Rising costs dampen consumer confidence
More than half of consumers (52%) say rising costs are affecting their ability to buy goods. Economic uncertainties and the rising cost of living are putting a dampener on consumer confidence that had been rebuilding post-pandemic.
Fresh food is one of the categories where consumers are noticing price increases the most. Some 72% have seen a rise in prices over the past four months, and more than half (57%) expect this to increase further in the next six months.
As a result of higher prices, consumers are shopping around more. One-fifth (20%) are seeking cheaper alternatives for fresh food.
The rising cost of living means consumers are cutting down on non-essential purchases. Some of the areas where consumers say they will cut down are clothing (38%), beauty and cosmetics (35%) and alcohol (30%).
While rising costs are squeezing more lower-income earners (62%), middle-income earners (48%) and high-income earners (42%) are also feeling the impact of rising costs.
Among increased costs, consumers are prioritising experiences post-pandemic. More than two-fifths (42%) of respondents say they are planning to spend more money on experiences in the coming year.
Younger consumers believe brands are exiting Russia to protect their image
Nearly a third (31%) of Britons believe brands that have ceased trading in Russia as a result of the war have done so to protect their public image.
The data from YouGov suggests younger consumers are most sceptical, with this figure rising to 38% among those aged 18 to 24 and 35% for 25- to 49-year-olds. Those aged over 65 are least cynical, with just 22% believing brands are pulling out of Russia to maintain a positive image.
Men and also more sceptical than women, with 36% believing brands pulling out of Russia are doing so to preserve their reputation, compared to 27% of women.
Overall, the highest proportion of people (34%) believe brands are ending operations in Russia to make a statement against the war.

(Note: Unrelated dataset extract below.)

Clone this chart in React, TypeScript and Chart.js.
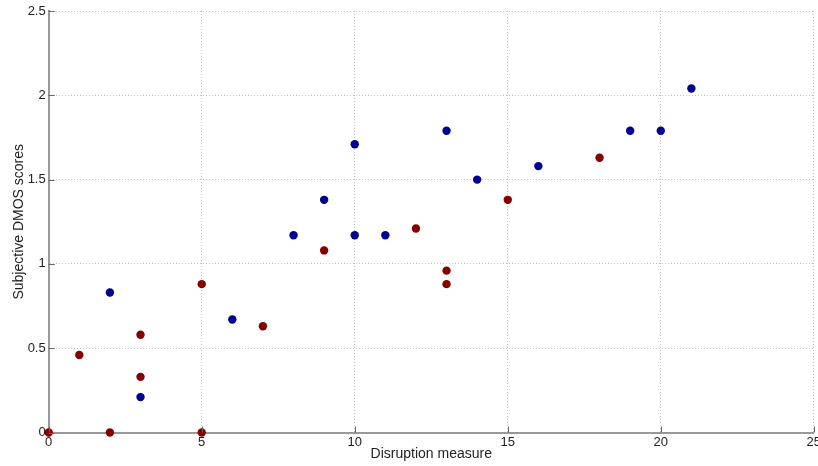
import React, { useEffect, useRef } from "react";
import { Chart, registerables } from "chart.js";

Chart.register(...registerables);

const blueX = [2, 3, 6, 8, 9, 10, 10, 11, 13, 14, 16, 19, 20, 21];
const blueY = [0.83, 0.21, 0.67, 1.17, 1.38, 1.71, 1.17, 1.17, 1.79, 1.5, 1.58, 1.79, 1.79, 2.04];
const redX = [0, 1, 2, 3, 3, 5, 5, 7, 9, 12, 13, 13, 15, 18];
const redY = [0, 0.46, 0, 0.58, 0.33, 0.88, 0, 0.63, 1.08, 1.21, 0.96, 0.88, 1.38, 1.63];
const xTicks = [0, 5, 10, 15, 20, 25];
const yTicks = [0, 0.5, 1, 1.5, 2, 2.5];

const FONT = "'Liberation Sans', Arial, sans-serif";

const innerTicks = {
  id: "innerTicks",
  afterDatasetsDraw(chart: any) {
    const { ctx, chartArea, scales } = chart;
    ctx.save();
    ctx.strokeStyle = "#666";
    ctx.lineWidth = 1;
    ctx.beginPath();
    xTicks.forEach((v) => {
      const px = Math.round(scales.x.getPixelForValue(v)) + 0.5;
      ctx.moveTo(px, chartArea.bottom);
      ctx.lineTo(px, chartArea.bottom - 6);
    });
    yTicks.forEach((v) => {
      const py = Math.round(scales.y.getPixelForValue(v)) + 0.5;
      ctx.moveTo(chartArea.left, py);
      ctx.lineTo(chartArea.left + 6, py);
    });
    ctx.stroke();
    ctx.restore();
  },
};

export default function App() {
  const ref = useRef<HTMLCanvasElement>(null);
  useEffect(() => {
    document.body.style.margin = "0";
    const blue = blueX.map((x, i) => ({ x, y: blueY[i] }));
    const red = redX.map((x, i) => ({ x, y: redY[i] }));
    const chart = new Chart(ref.current!, {
      type: "scatter",
      data: {
        datasets: [
          {
            data: blue,
            backgroundColor: "#000092",
            borderColor: "#000092",
            pointRadius: 4.2,
            pointBorderWidth: 0,
            clip: false,
          },
          {
            data: red,
            backgroundColor: "#850000",
            borderColor: "#850000",
            pointRadius: 4.2,
            pointBorderWidth: 0,
            clip: false,
          },
        ],
      },
      options: {
        animation: false,
        responsive: false,
        devicePixelRatio: 1,
        layout: { padding: { top: 11, right: 3, left: 0, bottom: 0 } },
        plugins: { legend: { display: false }, tooltip: { enabled: false } },
        scales: {
          x: {
            type: "linear",
            min: 0,
            max: 25,
            afterBuildTicks: (s: any) => {
              s.ticks = xTicks.map((v) => ({ value: v }));
            },
            afterFit: (s: any) => {
              s.height = 33.5;
              s.paddingLeft = 0;
              s.paddingRight = 0;
            },
            ticks: {
              font: { family: FONT, size: 13 },
              color: "#222",
              padding: 2,
              maxRotation: 0,
              callback: (v: any) => String(v),
            },
            grid: { color: "#c4c4c4", drawTicks: false, lineWidth: 1 },
            border: { display: true, color: "#999", width: 2, dash: [1, 2] },
            title: {
              display: true,
              text: "Disruption measure",
              font: { family: FONT, size: 14 },
              color: "#222",
              padding: { top: 0, bottom: 3 },
            },
          },
          y: {
            type: "linear",
            min: 0,
            max: 2.5,
            afterBuildTicks: (s: any) => {
              s.ticks = yTicks.map((v) => ({ value: v }));
            },
            afterFit: (s: any) => {
              s.width = 48.7;
              s.paddingTop = 0;
              s.paddingBottom = 0;
            },
            ticks: {
              font: { family: FONT, size: 13 },
              color: "#222",
              padding: 3,
              callback: (v: any) => String(v),
            },
            grid: { color: "#c4c4c4", drawTicks: false, lineWidth: 1 },
            border: { display: true, color: "#999", width: 2, dash: [1, 2] },
            title: {
              display: true,
              text: "Subjective DMOS scores",
              font: { family: FONT, size: 14 },
              color: "#222",
              padding: { top: 11, bottom: 0 },
            },
          },
        },
      },
      plugins: [innerTicks],
    });
    return () => chart.destroy();
  }, []);
  return (
    <div style={{ width: 818, height: 466 }}>
      <canvas ref={ref} width={818} height={466} style={{ display: "block" }} />
    </div>
  );
}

Older consumers are most likely to agree with this statement, with 45% of over-65s believing brands are making a political statement, but this drops to 38% among those aged 50 to 64, 29% for 25- to 49-year-olds and just 20% for the youngest group of 18- to 24-year-olds.
Women (42%) are more likely to think brands are making a statement against the war than men (26%).
Shoppers feel anger towards retailers that don’t keep products in stock
Consumers have expressed impatience at retailers who fail to keep products in stock. Nearly half (45%) of consumers admit being angered by low stock levels.
Almost two-thirds (63%) of consumers have been left frustrated when products they ordered did not arrive within the quoted time. Overall, 32% of consumers say their online orders have taken too long to be delivered.
Retailers have been experiencing ongoing issues with supply chains in the last year. These issues were particularly pronounced around peak seasonal periods like Black Friday, where 45% of consumers say their orders took too long to be delivered.
More than half of customers now want to have a more personalised purchase journey. Some 59% say they want personalised deals and discounts while shopping.
AI can be a way to implement personalisation. While 77% of business leaders say they have implemented some kind of AI, 90% say their current implementation could be more effective.
Source: Wunderman Thompson Commerce/Satalia
Concerns increase over ‘creepy’ personalised targeting
More than two-thirds (67%) of consumers consider ads that use location to target customers are “creepy”, as awareness of personal privacy increases.
The survey of 5,400 consumers across six countries also finds 62% of people feel uneasy about retargeted ads derived from tracking cookies. While 61% say ads related to something they discussed near a smart speaker are “creepy”. The research finds that consumers prefer to share their data directly and explicitly with brands.
Despite privacy concerns, there is demand for personalised experiences. Customers say they stay loyal to their favourite brands if they understand them as an individual.
Amid criticism from some quarters, big tech players like Apple and Google are making privacy changes to their platforms. Individual consumers are also taking action to take greater control of their privacy.
Given these concerns there has been a rise in use of incognito browsing (up 50%), PC cleaners (48%), password generators (40%), ad blocking tech (37%), paid-for premium software (31%), and password managers (31%).
Source: Cheetah Digital
Consumers return to in-person experiences
In-person experiences are regaining strength post-Covid, with 98% of beer, wine and spirits ‘brand home’ experiences, such as distillery and brewery tours and tasting rooms now taking place in real life again.
In May 2020, at the peak of the pandemic, more than 96% of events were online. By May 2021, that had reduced to 32% online, and 68% in-person.
Consumers are also willing to travel further and spend more during these experiences. Some 60% of guests are travelling more than 100 miles to get to a venue, and consumers are spending five times more per visit than in 2020.
Meanwhile, the appeal of online experiences is wearing off. The research finds that only a third of respondents (33%) are showing up to online experiences, something that holds true for paid experiences as well. For in-person events, that statistic is essentially flipped, with 65% of registrants attending events.
The average net promoter score for online experiences is also lower than in-person. The average NPS for in-person experiences was 78, while for online it was 71.